### Direction
Leave out all pictures. Return exactly the lines from the top of the material through the line containing "const inlCodeStart = 170, inlCodeStep = 15;".

### Dataset excerpt

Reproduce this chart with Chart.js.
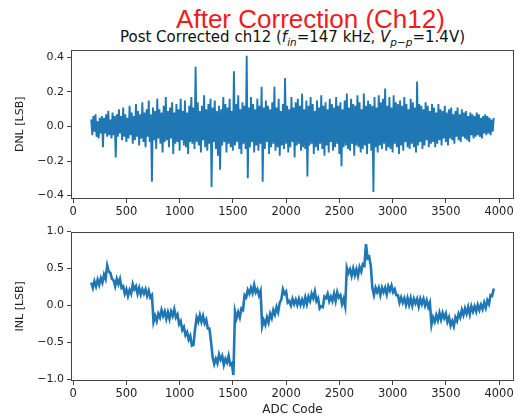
<!DOCTYPE html>
<html>
<head>
<meta charset="utf-8">
<script src="https://cdn.jsdelivr.net/npm/chart.js@4.4.1/dist/chart.umd.min.js"></script>
<style>
html,body{margin:0;padding:0;background:#fff;width:519px;height:420px;overflow:hidden;}
body{position:relative;font-family:"DejaVu Sans",sans-serif;}
#title1{position:absolute;left:51px;width:519px;top:6px;text-align:center;font-family:"Liberation Sans",Arial,sans-serif;font-size:26px;line-height:26px;color:#ee1c1c;white-space:nowrap;}
#title2{position:absolute;left:0;width:585px;top:29px;text-align:center;font-family:"DejaVu Sans",sans-serif;font-size:15px;line-height:17px;color:#111;white-space:nowrap;}
#title2 .sb{font-size:10.5px;vertical-align:-0.35em;line-height:0;font-style:italic;}
#c1{position:absolute;left:0;top:40px;}
#c2{position:absolute;left:0;top:222px;}
</style>
</head>
<body>
<div id="title1">After Correction (Ch12)</div>
<div id="title2">Post Corrected ch12 (<i>f</i><span class="sb">in</span>=147 kHz, <i>V</i><span class="sb">p−p</span>=1.4V)</div>
<canvas id="c1" width="519" height="185"></canvas>
<canvas id="c2" width="519" height="198"></canvas>
<script>
// ADC codes: first code and spacing of the sampled points
const dnlCodeStart = 170, dnlCodeStep = 10;
const inlCodeStart = 170, inlCodeStep = 15;

// DNL [LSB] values
const dnlValues = [
 0.04,-0.05,0.06,-0.03,0.07,-0.06,0.03,-0.07,0.05,-0.04,
 0.06,-0.12,0.05,-0.04,0.07,-0.06,0.09,-0.05,0.04,-0.07,
 0.08,-0.05,0.06,-0.18,0.07,-0.06,0.10,-0.04,0.06,-0.08,
 0.11,-0.06,0.07,-0.09,0.05,-0.07,0.12,-0.05,0.08,-0.10,
 0.06,-0.08,0.13,-0.06,0.09,-0.11,0.07,-0.07,0.14,-0.09,
 0.08,-0.12,0.10,-0.06,0.15,-0.09,0.07,-0.32,0.11,-0.08,
 0.09,-0.13,0.16,-0.07,0.10,-0.10,0.08,-0.15,0.12,-0.09,
 0.17,-0.08,0.09,-0.12,0.11,-0.07,0.14,-0.16,0.08,-0.10,
 0.13,-0.09,0.10,-0.14,0.16,-0.08,0.09,-0.11,0.15,-0.12,
 0.08,-0.16,0.12,-0.09,0.17,-0.10,0.11,-0.13,0.345,-0.09,
 0.14,-0.11,0.09,-0.15,0.12,-0.08,0.18,-0.12,0.10,-0.14,
 0.13,-0.10,0.16,-0.35,0.11,-0.09,0.15,-0.13,0.09,-0.17,
 0.12,-0.25,0.10,-0.11,0.17,-0.09,0.13,-0.15,0.11,-0.10,
 0.16,-0.12,0.09,-0.14,0.32,-0.11,0.13,-0.09,0.18,-0.13,
 0.10,-0.16,0.14,-0.10,0.12,-0.13,0.41,-0.30,0.11,-0.12,
 0.17,-0.09,0.13,-0.15,0.10,-0.11,0.16,-0.14,0.12,-0.10,
 0.23,-0.32,0.11,-0.13,0.15,-0.09,0.12,-0.16,0.10,-0.12,
 0.14,-0.10,0.23,-0.14,0.11,-0.12,0.16,-0.17,0.09,-0.11,
 0.13,-0.13,0.28,-0.10,0.12,-0.15,0.10,-0.12,0.17,-0.09,
 0.11,-0.18,0.14,-0.11,0.16,-0.10,0.12,-0.14,0.19,-0.12,
 0.10,-0.13,0.15,-0.29,0.12,-0.11,0.17,-0.10,0.13,-0.16,
 0.09,-0.12,0.15,-0.14,0.11,-0.10,0.18,-0.13,0.12,-0.17,
 0.14,-0.11,0.10,-0.15,0.16,-0.09,0.13,-0.14,0.11,-0.12,
 0.17,-0.10,0.12,-0.16,0.14,-0.23,0.10,-0.12,0.15,-0.11,
 0.19,-0.13,0.11,-0.14,0.16,-0.10,0.13,-0.17,0.12,-0.11,
 0.18,-0.12,0.14,-0.15,0.10,-0.13,0.19,-0.11,0.12,-0.16,
 0.15,-0.10,0.13,-0.14,0.12,-0.38,0.17,-0.12,0.11,-0.15,0.18,
 -0.11,0.14,-0.13,0.16,-0.10,0.22,-0.14,0.12,-0.12,0.17,
 -0.13,0.11,-0.15,0.18,-0.10,0.14,-0.12,0.13,-0.16,0.15,
 -0.11,0.12,-0.14,0.17,-0.09,0.13,-0.12,0.10,-0.13,0.16,
 -0.10,0.14,-0.12,0.11,-0.15,0.26,-0.11,0.13,-0.09,0.12,
 -0.13,0.10,-0.11,0.14,-0.08,0.12,-0.12,0.09,-0.10,0.13,
 -0.09,0.11,-0.12,0.08,-0.10,0.13,-0.08,0.10,-0.11,0.09,
 -0.07,0.12,-0.09,0.08,-0.11,0.10,-0.07,0.11,-0.08,0.07,
 -0.10,0.09,-0.06,0.11,-0.08,0.07,-0.09,0.10,-0.06,0.08,
 -0.07,0.09,-0.08,0.06,-0.09,0.08,-0.05,0.07,-0.07,0.06,
 -0.06,0.08,-0.05,0.07,-0.06,0.05,-0.07,0.06,-0.04,0.07,
 -0.05,0.06,-0.04,0.05,-0.05,0.04,-0.03,0.05
];

// INL [LSB] values
const inlValues = [
 0.31,0.24,0.33,0.26,0.35,0.28,0.37,0.31,0.42,0.36,
 0.54,0.46,0.44,0.36,0.34,0.26,0.36,0.29,0.36,0.24,
 0.26,0.16,0.22,0.13,0.21,0.16,0.29,0.22,0.26,0.16,
 0.24,0.15,0.22,0.16,0.22,0.13,0.20,0.11,0.14,-0.22,
 -0.14,-0.21,-0.11,-0.16,-0.06,-0.14,-0.08,-0.18,-0.09,-0.18,
 -0.08,-0.14,-0.05,-0.16,-0.12,-0.25,-0.21,-0.33,-0.29,-0.40,
 -0.36,-0.46,-0.41,-0.54,-0.53,-0.32,-0.16,-0.22,-0.13,-0.22,
 -0.14,-0.24,-0.19,-0.31,-0.31,-0.49,-0.70,-0.79,-0.72,-0.78,
 -0.66,-0.73,-0.68,-0.80,-0.72,-0.77,-0.68,-0.80,-0.78,-0.94,
 -0.08,-0.17,-0.09,-0.16,-0.04,-0.06,0.14,0.11,0.21,0.16,
 0.24,0.17,0.28,0.18,0.22,0.14,0.20,-0.28,-0.20,-0.26,
 -0.16,-0.23,-0.11,-0.17,-0.06,-0.12,-0.02,-0.09,0.04,0.08,
 0.22,0.16,0.19,0.04,0.06,0.00,0.09,0.02,0.08,0.01,
 0.09,0.01,0.08,0.01,0.11,0.02,0.12,0.06,0.16,0.10,
 0.19,0.06,0.10,-0.04,-0.01,-0.02,0.12,0.10,0.16,0.06,
 0.12,0.06,0.16,0.06,0.18,0.11,0.14,0.02,0.09,-0.01,
 0.51,0.44,0.49,0.40,0.50,0.41,0.49,0.40,0.52,0.46,
 0.56,0.54,0.83,0.64,0.66,0.54,0.24,0.14,0.24,0.18,
 0.24,0.14,0.24,0.18,0.24,0.15,0.26,0.20,0.27,0.18,
 0.22,0.14,0.14,0.04,0.11,0.04,0.10,0.01,0.10,0.01,
 0.10,0.00,0.09,0.03,0.09,-0.01,0.09,0.02,0.09,0.00,
 0.07,-0.02,0.04,-0.26,-0.16,-0.22,-0.13,-0.20,-0.10,-0.19,
 -0.10,-0.17,-0.11,-0.22,-0.16,-0.27,-0.21,-0.28,-0.16,-0.21,
 -0.11,-0.16,-0.06,-0.13,-0.04,-0.11,-0.02,-0.12,-0.01,-0.08,
 -0.01,-0.08,0.01,-0.06,0.01,-0.05,0.04,-0.03,0.07,0.02,
 0.14,0.13,0.23
];

// Tick labels
const xTicks = [0,500,1000,1500,2000,2500,3000,3500,4000];
const dnlYTicks = [-0.4,-0.2,0.0,0.2,0.4];
const inlYTicks = [-1.0,-0.5,0.0,0.5,1.0];

const lineColor = '#1f77b4';
const axisColor = '#444';
const labelColor = '#222';

const dnlCodes = dnlValues.map((_, i) => dnlCodeStart + i * dnlCodeStep);
const inlCodes = inlValues.map((_, i) => inlCodeStart + i * inlCodeStep);

const framePlugin = {
  id: 'frame',
  afterDraw(chart) {
    const a = chart.chartArea, ctx = chart.ctx;
    ctx.save();
    ctx.strokeStyle = axisColor;
    ctx.lineWidth = 1;
    ctx.strokeRect(Math.round(a.left) + 0.5, Math.round(a.top) + 0.5,
                   Math.round(a.right - a.left) - 1, Math.round(a.bottom - a.top) - 1);
    ctx.restore();
  }
};

const fmtY = v => (Math.abs(v) < 1e-9 ? '0.0' : v.toFixed(1).replace('-', '\u2212'));

function makeChart(id, codes, values, yTicks, yMin, yMax, yTitle, pad, xHeight, showXTitle, lw) {
  return new Chart(document.getElementById(id), {
    type: 'line',
    data: {
      datasets: [{
        data: codes.map((c, i) => ({ x: c, y: values[i] })),
        borderColor: lineColor,
        borderWidth: lw,
        pointRadius: 0,
        tension: 0,
        fill: false
      }]
    },
    options: {
      responsive: false,
      animation: false,
      events: [],
      layout: { padding: pad },
      plugins: { legend: { display: false }, tooltip: { enabled: false } },
      scales: {
        x: {
          type: 'linear',
          min: -20, max: 4140,
          afterBuildTicks: s => { s.ticks = xTicks.map(v => ({ value: v })); },
          afterFit: s => { s.height = xHeight; },
          ticks: {
            autoSkip: false, maxRotation: 0, padding: 2,
            color: labelColor,
            font: { family: 'DejaVu Sans', size: 11.5 },
            callback: v => String(v)
          },
          grid: { display: true, drawOnChartArea: false, drawTicks: true, tickLength: 4, color: axisColor },
          border: { display: false },
          title: {
            display: showXTitle, text: 'ADC Code', color: labelColor,
            font: { family: 'DejaVu Sans', size: 12 },
            padding: { top: 0, bottom: 3 }
          }
        },
        y: {
          type: 'linear',
          min: yMin, max: yMax,
          afterBuildTicks: s => { s.ticks = yTicks.map(v => ({ value: v })); },
          afterFit: s => { s.width = 71; },
          ticks: {
            padding: 3, color: labelColor,
            font: { family: 'DejaVu Sans', size: 11 },
            callback: v => fmtY(v)
          },
          grid: { display: true, drawOnChartArea: false, drawTicks: true, tickLength: 4, color: axisColor },
          border: { display: false },
          title: {
            display: true, text: yTitle, color: labelColor,
            font: { family: 'DejaVu Sans', size: 11 },
            padding: { top: 14, bottom: 0 }
          }
        }
      }
    },
    plugins: [framePlugin]
  });
}

makeChart('c1', dnlCodes, dnlValues, dnlYTicks, -0.42, 0.445, 'DNL [LSB]', { top: 9, right: 5, left: 0, bottom: 0 }, 26, false, 1.9);
makeChart('c2', inlCodes, inlValues, inlYTicks, -1.02, 1.0, 'INL [LSB]', { top: 8, right: 5, left: 0, bottom: 0 }, 39, true, 2.6);
</script>
</body>
</html>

### Response to the task
Reproduce this chart with Chart.js.
<!DOCTYPE html>
<html>
<head>
<meta charset="utf-8">
<script src="https://cdn.jsdelivr.net/npm/chart.js@4.4.1/dist/chart.umd.min.js"></script>
<style>
html,body{margin:0;padding:0;background:#fff;width:519px;height:420px;overflow:hidden;}
body{position:relative;font-family:"DejaVu Sans",sans-serif;}
#title1{position:absolute;left:51px;width:519px;top:6px;text-align:center;font-family:"Liberation Sans",Arial,sans-serif;font-size:26px;line-height:26px;color:#ee1c1c;white-space:nowrap;}
#title2{position:absolute;left:0;width:585px;top:29px;text-align:center;font-family:"DejaVu Sans",sans-serif;font-size:15px;line-height:17px;color:#111;white-space:nowrap;}
#title2 .sb{font-size:10.5px;vertical-align:-0.35em;line-height:0;font-style:italic;}
#c1{position:absolute;left:0;top:40px;}
#c2{position:absolute;left:0;top:222px;}
</style>
</head>
<body>
<div id="title1">After Correction (Ch12)</div>
<div id="title2">Post Corrected ch12 (<i>f</i><span class="sb">in</span>=147 kHz, <i>V</i><span class="sb">p−p</span>=1.4V)</div>
<canvas id="c1" width="519" height="185"></canvas>
<canvas id="c2" width="519" height="198"></canvas>
<script>
// ADC codes: first code and spacing of the sampled points
const dnlCodeStart = 170, dnlCodeStep = 10;
const inlCodeStart = 170, inlCodeStep = 15;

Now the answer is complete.